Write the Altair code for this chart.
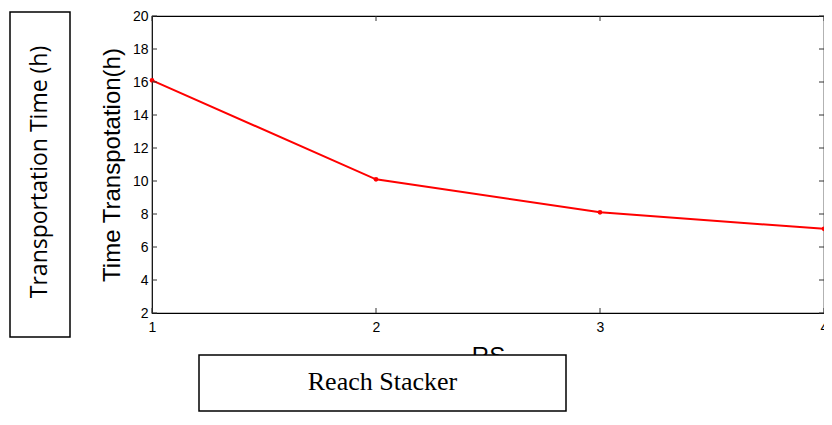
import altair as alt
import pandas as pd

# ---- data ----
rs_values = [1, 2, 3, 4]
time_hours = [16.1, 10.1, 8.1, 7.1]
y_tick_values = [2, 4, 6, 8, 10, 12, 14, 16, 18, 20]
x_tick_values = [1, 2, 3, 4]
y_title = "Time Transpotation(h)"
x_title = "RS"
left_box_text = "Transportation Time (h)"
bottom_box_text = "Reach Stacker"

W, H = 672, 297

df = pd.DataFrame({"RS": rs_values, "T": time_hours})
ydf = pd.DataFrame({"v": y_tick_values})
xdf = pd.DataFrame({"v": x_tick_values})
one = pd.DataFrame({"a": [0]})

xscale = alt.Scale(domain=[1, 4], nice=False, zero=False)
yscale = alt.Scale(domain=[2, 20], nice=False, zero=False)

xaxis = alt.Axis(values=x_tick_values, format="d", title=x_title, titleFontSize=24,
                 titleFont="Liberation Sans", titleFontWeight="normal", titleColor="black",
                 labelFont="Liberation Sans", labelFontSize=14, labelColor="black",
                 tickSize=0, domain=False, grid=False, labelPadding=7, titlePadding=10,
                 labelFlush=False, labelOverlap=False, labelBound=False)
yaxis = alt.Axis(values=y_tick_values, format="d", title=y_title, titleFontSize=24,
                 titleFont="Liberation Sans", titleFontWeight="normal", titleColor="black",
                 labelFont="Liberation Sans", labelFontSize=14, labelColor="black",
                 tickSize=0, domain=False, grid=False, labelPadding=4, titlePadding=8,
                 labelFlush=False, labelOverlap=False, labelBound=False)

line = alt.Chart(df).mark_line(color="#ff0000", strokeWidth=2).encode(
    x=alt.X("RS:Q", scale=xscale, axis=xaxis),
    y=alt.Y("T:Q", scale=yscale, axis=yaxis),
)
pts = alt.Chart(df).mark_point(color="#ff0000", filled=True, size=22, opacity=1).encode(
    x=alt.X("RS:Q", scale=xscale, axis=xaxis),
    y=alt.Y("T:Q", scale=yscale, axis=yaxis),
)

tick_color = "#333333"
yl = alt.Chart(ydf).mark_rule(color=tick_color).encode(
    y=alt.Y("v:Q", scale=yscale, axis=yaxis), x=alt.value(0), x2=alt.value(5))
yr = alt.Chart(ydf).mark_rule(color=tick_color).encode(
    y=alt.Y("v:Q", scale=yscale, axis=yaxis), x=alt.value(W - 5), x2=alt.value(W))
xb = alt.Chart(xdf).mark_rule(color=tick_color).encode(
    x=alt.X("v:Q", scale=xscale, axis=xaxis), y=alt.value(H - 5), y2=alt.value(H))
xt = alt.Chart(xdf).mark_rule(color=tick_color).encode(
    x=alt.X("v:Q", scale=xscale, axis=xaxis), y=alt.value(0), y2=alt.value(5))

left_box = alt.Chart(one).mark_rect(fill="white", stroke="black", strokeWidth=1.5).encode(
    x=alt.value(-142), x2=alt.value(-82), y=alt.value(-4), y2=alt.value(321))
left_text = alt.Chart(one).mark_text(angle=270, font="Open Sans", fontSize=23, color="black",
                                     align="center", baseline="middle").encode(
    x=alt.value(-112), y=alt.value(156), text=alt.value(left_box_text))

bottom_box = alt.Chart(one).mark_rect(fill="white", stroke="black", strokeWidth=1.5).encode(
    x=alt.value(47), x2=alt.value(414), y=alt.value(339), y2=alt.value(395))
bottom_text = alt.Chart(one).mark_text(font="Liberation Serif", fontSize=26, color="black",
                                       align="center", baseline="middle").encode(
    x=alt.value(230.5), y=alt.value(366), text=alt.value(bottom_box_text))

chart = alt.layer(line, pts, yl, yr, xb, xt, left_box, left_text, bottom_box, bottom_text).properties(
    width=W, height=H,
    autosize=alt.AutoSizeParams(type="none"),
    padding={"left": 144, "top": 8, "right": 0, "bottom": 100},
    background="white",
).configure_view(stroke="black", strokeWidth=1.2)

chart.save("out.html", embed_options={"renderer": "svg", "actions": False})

==*==

◆ **WHAT YOU HAVE TO DO**: Return to the listing above and set it down exactly, leaving out its pictures.

◆ **ANSWER TO THE TASK**:
Write the Altair code for this chart.
import altair as alt
import pandas as pd

# ---- data ----
rs_values = [1, 2, 3, 4]
time_hours = [16.1, 10.1, 8.1, 7.1]
y_tick_values = [2, 4, 6, 8, 10, 12, 14, 16, 18, 20]
x_tick_values = [1, 2, 3, 4]
y_title = "Time Transpotation(h)"
x_title = "RS"
left_box_text = "Transportation Time (h)"
bottom_box_text = "Reach Stacker"

W, H = 672, 297

df = pd.DataFrame({"RS": rs_values, "T": time_hours})
ydf = pd.DataFrame({"v": y_tick_values})
xdf = pd.DataFrame({"v": x_tick_values})
one = pd.DataFrame({"a": [0]})

xscale = alt.Scale(domain=[1, 4], nice=False, zero=False)
yscale = alt.Scale(domain=[2, 20], nice=False, zero=False)

xaxis = alt.Axis(values=x_tick_values, format="d", title=x_title, titleFontSize=24,
                 titleFont="Liberation Sans", titleFontWeight="normal", titleColor="black",
                 labelFont="Liberation Sans", labelFontSize=14, labelColor="black",
                 tickSize=0, domain=False, grid=False, labelPadding=7, titlePadding=10,
                 labelFlush=False, labelOverlap=False, labelBound=False)
yaxis = alt.Axis(values=y_tick_values, format="d", title=y_title, titleFontSize=24,
                 titleFont="Liberation Sans", titleFontWeight="normal", titleColor="black",
                 labelFont="Liberation Sans", labelFontSize=14, labelColor="black",
                 tickSize=0, domain=False, grid=False, labelPadding=4, titlePadding=8,
                 labelFlush=False, labelOverlap=False, labelBound=False)

line = alt.Chart(df).mark_line(color="#ff0000", strokeWidth=2).encode(
    x=alt.X("RS:Q", scale=xscale, axis=xaxis),
    y=alt.Y("T:Q", scale=yscale, axis=yaxis),
)
pts = alt.Chart(df).mark_point(color="#ff0000", filled=True, size=22, opacity=1).encode(
    x=alt.X("RS:Q", scale=xscale, axis=xaxis),
    y=alt.Y("T:Q", scale=yscale, axis=yaxis),
)

tick_color = "#333333"
yl = alt.Chart(ydf).mark_rule(color=tick_color).encode(
    y=alt.Y("v:Q", scale=yscale, axis=yaxis), x=alt.value(0), x2=alt.value(5))
yr = alt.Chart(ydf).mark_rule(color=tick_color).encode(
    y=alt.Y("v:Q", scale=yscale, axis=yaxis), x=alt.value(W - 5), x2=alt.value(W))
xb = alt.Chart(xdf).mark_rule(color=tick_color).encode(
    x=alt.X("v:Q", scale=xscale, axis=xaxis), y=alt.value(H - 5), y2=alt.value(H))
xt = alt.Chart(xdf).mark_rule(color=tick_color).encode(
    x=alt.X("v:Q", scale=xscale, axis=xaxis), y=alt.value(0), y2=alt.value(5))

left_box = alt.Chart(one).mark_rect(fill="white", stroke="black", strokeWidth=1.5).encode(
    x=alt.value(-142), x2=alt.value(-82), y=alt.value(-4), y2=alt.value(321))
left_text = alt.Chart(one).mark_text(angle=270, font="Open Sans", fontSize=23, color="black",
                                     align="center", baseline="middle").encode(
    x=alt.value(-112), y=alt.value(156), text=alt.value(left_box_text))

bottom_box = alt.Chart(one).mark_rect(fill="white", stroke="black", strokeWidth=1.5).encode(
    x=alt.value(47), x2=alt.value(414), y=alt.value(339), y2=alt.value(395))
bottom_text = alt.Chart(one).mark_text(font="Liberation Serif", fontSize=26, color="black",
                                       align="center", baseline="middle").encode(
    x=alt.value(230.5), y=alt.value(366), text=alt.value(bottom_box_text))

chart = alt.layer(line, pts, yl, yr, xb, xt, left_box, left_text, bottom_box, bottom_text).properties(
    width=W, height=H,
    autosize=alt.AutoSizeParams(type="none"),
    padding={"left": 144, "top": 8, "right": 0, "bottom": 100},
    background="white",
).configure_view(stroke="black", strokeWidth=1.2)

chart.save("out.html", embed_options={"renderer": "svg", "actions": False})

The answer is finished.